(REQUEST): Write the lines out exactly as they stand, from the one containing "Write the matplotlib code for this chart." through the one containing "plt.rcParams['mathtext.default'] = 'regular'", and only those. Omit pictures.

(MATERIAL FOR THE TASK):
----------

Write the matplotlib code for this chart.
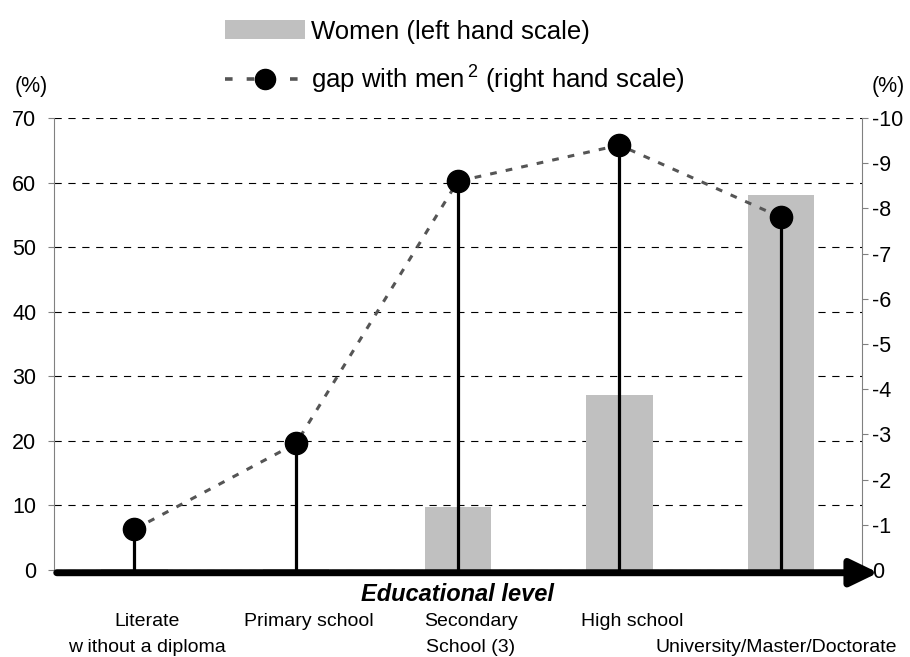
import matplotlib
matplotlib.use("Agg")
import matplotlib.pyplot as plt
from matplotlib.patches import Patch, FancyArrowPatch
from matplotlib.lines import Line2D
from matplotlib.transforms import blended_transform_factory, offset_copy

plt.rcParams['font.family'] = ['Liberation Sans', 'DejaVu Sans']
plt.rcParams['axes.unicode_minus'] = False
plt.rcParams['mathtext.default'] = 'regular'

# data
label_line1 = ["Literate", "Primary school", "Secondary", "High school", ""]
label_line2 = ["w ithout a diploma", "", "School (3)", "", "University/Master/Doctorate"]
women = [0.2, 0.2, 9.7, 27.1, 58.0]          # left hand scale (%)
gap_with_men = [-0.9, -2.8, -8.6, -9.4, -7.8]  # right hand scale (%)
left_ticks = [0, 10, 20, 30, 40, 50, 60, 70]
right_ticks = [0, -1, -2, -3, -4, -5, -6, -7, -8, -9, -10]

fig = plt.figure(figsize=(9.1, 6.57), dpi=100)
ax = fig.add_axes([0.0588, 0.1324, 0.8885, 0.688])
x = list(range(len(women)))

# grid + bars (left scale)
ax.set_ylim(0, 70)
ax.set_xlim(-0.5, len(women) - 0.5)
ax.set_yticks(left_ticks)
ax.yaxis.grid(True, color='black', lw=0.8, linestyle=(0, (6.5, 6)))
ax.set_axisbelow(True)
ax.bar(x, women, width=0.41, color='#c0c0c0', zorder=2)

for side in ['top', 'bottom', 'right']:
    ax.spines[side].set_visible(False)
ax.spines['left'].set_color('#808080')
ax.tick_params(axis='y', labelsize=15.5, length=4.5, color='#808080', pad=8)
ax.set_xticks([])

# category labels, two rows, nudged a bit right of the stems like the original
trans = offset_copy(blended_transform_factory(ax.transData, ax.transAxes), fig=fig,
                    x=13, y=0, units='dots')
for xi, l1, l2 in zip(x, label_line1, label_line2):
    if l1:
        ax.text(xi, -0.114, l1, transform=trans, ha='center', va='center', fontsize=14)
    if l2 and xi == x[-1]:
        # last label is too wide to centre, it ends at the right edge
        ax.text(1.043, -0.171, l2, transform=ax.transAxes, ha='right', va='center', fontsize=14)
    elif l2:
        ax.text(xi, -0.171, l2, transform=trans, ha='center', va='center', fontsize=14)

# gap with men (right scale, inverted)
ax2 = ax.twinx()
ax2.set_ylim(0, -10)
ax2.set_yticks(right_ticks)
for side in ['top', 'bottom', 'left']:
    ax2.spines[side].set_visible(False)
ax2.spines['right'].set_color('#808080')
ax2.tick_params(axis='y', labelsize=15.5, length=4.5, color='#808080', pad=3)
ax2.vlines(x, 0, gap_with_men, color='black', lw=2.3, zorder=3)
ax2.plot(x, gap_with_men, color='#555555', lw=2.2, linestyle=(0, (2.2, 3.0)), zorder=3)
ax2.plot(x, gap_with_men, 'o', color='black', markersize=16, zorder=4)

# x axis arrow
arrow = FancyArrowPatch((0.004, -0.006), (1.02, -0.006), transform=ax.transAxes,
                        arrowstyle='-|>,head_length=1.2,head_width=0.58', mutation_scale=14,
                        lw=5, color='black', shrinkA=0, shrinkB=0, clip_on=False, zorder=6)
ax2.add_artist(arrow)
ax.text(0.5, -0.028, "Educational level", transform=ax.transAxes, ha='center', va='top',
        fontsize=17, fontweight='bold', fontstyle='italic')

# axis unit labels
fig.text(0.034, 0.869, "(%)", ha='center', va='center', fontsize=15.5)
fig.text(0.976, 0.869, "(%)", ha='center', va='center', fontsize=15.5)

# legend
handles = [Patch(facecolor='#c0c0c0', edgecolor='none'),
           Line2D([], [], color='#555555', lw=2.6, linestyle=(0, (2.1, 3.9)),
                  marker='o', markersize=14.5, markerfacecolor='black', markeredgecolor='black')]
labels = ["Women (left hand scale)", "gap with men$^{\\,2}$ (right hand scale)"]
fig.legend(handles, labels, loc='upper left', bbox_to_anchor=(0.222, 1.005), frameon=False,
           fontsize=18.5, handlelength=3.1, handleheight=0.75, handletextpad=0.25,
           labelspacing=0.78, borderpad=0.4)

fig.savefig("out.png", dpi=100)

----------

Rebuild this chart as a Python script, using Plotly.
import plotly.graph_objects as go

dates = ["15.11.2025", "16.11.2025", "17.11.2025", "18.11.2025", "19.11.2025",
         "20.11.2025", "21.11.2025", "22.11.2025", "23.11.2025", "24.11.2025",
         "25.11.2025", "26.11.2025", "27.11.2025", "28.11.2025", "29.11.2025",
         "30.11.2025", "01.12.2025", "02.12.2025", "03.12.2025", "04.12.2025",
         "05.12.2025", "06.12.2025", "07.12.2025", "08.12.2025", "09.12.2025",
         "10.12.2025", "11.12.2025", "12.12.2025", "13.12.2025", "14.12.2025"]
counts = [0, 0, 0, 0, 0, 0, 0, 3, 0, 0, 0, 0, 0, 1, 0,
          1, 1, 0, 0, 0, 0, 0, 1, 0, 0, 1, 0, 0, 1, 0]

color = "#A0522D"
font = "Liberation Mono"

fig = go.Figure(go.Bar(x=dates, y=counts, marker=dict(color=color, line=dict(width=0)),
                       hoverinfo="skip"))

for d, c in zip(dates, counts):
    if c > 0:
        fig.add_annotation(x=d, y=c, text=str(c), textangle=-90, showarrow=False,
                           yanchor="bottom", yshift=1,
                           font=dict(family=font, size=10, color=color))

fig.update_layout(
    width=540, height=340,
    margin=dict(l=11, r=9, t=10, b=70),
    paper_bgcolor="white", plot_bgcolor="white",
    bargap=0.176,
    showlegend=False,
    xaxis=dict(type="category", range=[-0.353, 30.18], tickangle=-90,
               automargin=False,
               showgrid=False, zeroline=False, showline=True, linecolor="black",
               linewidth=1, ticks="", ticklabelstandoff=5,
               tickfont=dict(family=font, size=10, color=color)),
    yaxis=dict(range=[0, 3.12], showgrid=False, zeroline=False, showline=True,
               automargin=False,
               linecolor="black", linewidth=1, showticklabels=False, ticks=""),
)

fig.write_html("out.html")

----------

(TASK RESULT):
Write the matplotlib code for this chart.
import matplotlib
matplotlib.use("Agg")
import matplotlib.pyplot as plt
from matplotlib.patches import Patch, FancyArrowPatch
from matplotlib.lines import Line2D
from matplotlib.transforms import blended_transform_factory, offset_copy

plt.rcParams['font.family'] = ['Liberation Sans', 'DejaVu Sans']
plt.rcParams['axes.unicode_minus'] = False
plt.rcParams['mathtext.default'] = 'regular'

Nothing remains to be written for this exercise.